Exercise prompt: With pictures left out, retype the lines from the start of the records through the one that contains "Nantucket Island, Nantucket".

Stored rows:

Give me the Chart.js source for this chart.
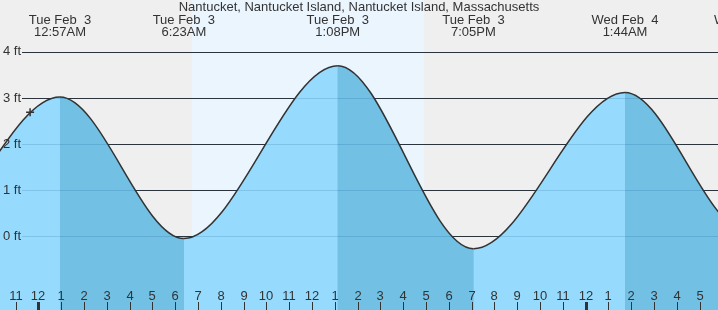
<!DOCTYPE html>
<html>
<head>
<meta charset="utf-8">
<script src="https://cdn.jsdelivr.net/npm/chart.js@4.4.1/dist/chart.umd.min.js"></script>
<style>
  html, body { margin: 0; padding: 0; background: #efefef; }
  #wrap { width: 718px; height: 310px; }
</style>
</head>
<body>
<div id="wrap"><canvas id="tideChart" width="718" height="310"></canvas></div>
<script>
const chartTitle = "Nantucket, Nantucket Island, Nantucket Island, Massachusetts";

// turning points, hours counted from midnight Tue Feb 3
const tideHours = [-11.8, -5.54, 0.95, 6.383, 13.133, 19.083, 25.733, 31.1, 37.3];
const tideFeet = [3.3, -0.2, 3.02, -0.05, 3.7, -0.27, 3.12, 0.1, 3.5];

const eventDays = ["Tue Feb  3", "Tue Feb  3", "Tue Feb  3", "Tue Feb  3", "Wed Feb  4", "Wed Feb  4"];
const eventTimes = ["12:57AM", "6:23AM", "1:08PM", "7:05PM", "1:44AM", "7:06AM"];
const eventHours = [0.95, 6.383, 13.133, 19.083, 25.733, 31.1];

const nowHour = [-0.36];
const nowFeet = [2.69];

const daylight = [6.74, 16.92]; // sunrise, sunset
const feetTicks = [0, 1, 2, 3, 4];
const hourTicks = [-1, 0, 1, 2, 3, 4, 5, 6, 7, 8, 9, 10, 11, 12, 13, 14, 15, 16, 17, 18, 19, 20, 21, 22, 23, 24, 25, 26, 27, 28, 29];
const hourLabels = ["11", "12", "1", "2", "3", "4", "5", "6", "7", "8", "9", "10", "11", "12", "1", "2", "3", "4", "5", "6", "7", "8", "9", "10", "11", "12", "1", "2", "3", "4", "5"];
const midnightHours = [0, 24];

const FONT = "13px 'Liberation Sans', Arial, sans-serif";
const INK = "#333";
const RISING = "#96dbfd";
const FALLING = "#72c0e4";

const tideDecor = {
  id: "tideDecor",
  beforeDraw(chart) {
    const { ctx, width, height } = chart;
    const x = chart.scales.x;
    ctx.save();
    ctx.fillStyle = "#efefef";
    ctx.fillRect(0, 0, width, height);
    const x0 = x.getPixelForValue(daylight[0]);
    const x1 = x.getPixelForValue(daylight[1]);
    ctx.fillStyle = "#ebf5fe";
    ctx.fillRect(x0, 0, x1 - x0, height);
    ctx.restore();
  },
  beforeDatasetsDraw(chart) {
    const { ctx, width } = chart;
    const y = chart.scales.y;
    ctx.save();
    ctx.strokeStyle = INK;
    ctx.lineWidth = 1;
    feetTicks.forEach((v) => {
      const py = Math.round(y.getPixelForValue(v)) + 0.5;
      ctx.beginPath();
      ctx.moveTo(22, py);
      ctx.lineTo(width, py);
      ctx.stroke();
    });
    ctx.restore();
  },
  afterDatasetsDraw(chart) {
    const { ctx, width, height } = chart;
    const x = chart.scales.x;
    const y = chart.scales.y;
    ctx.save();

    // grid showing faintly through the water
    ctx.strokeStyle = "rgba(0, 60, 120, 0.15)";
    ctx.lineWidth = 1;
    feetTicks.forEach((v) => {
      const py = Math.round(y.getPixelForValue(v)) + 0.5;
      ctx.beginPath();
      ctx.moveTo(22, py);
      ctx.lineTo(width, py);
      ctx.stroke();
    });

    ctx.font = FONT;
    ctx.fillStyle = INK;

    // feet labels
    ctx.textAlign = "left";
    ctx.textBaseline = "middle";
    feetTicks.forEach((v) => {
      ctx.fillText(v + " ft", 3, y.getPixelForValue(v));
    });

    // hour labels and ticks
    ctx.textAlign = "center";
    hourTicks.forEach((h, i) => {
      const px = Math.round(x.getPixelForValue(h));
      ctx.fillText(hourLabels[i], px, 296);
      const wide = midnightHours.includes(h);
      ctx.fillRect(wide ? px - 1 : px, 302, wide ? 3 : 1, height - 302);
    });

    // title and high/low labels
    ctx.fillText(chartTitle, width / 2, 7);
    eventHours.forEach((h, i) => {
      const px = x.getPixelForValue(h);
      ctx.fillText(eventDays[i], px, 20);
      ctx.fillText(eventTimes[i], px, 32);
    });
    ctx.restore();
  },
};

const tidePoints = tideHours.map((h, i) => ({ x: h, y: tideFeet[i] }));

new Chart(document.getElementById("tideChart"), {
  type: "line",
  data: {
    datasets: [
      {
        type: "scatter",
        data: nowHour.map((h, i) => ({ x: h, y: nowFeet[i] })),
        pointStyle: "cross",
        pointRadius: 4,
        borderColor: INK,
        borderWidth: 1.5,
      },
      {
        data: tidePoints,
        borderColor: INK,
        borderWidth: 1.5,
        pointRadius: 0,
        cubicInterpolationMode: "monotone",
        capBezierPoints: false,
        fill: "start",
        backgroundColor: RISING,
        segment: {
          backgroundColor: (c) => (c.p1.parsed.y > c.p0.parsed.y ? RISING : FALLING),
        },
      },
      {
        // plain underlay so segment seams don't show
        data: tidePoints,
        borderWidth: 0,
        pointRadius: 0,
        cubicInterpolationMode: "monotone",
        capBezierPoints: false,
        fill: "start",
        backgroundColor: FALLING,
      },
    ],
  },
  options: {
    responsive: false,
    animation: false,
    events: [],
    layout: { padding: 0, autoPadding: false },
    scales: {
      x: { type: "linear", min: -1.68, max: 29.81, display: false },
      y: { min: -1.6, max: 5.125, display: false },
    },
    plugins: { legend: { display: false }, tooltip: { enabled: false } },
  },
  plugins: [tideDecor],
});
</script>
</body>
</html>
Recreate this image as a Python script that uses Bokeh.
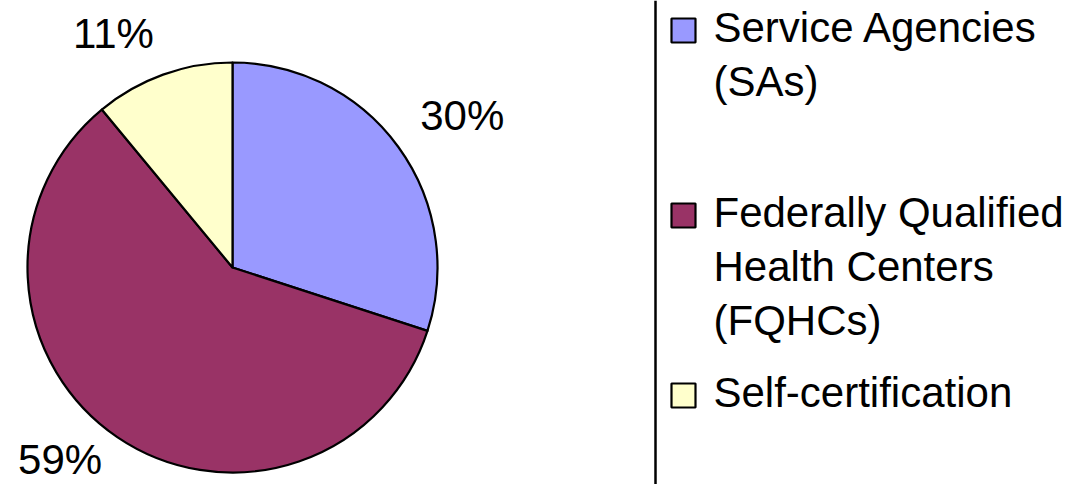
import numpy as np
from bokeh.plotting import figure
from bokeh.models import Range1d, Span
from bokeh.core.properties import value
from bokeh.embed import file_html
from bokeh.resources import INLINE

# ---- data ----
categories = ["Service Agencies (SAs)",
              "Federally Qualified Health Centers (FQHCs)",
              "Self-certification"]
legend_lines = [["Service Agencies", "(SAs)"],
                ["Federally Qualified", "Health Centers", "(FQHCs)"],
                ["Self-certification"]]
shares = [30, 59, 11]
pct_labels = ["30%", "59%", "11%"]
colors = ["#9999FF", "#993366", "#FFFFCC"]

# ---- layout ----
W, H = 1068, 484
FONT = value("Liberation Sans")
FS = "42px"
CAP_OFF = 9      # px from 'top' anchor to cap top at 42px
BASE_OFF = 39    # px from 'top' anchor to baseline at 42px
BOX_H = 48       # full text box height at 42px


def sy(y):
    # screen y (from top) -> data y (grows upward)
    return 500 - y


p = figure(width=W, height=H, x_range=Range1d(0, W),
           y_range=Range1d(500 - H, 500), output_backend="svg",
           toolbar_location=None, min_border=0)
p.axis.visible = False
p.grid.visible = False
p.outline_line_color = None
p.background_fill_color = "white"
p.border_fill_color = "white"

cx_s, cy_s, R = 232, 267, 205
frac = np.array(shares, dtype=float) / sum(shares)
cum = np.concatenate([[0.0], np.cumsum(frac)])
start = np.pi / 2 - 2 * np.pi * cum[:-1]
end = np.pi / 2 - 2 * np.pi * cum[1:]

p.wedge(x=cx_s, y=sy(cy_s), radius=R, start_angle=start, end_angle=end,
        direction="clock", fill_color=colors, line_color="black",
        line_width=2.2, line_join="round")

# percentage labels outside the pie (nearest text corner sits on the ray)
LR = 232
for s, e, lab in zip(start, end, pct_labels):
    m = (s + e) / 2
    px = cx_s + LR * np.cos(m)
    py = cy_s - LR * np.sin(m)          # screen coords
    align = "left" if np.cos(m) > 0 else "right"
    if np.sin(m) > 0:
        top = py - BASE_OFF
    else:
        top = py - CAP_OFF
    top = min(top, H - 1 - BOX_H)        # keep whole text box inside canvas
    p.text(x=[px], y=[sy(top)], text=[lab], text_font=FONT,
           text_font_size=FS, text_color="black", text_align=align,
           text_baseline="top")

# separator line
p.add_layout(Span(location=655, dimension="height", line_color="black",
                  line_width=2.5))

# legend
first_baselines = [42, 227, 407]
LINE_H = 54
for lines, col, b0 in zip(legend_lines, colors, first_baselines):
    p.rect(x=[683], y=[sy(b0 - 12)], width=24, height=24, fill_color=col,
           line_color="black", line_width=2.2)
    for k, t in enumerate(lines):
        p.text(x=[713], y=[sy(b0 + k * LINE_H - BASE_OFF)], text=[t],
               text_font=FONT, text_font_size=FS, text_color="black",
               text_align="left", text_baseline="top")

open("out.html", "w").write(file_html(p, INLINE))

Task output:
Give me the Chart.js source for this chart.
<!DOCTYPE html>
<html>
<head>
<meta charset="utf-8">
<script src="https://cdn.jsdelivr.net/npm/chart.js@4.4.1/dist/chart.umd.min.js"></script>
<style>
  html, body { margin: 0; padding: 0; background: #efefef; }
  #wrap { width: 718px; height: 310px; }
</style>
</head>
<body>
<div id="wrap"><canvas id="tideChart" width="718" height="310"></canvas></div>
<script>
const chartTitle = "Nantucket, Nantucket Island, Nantucket Island, Massachusetts";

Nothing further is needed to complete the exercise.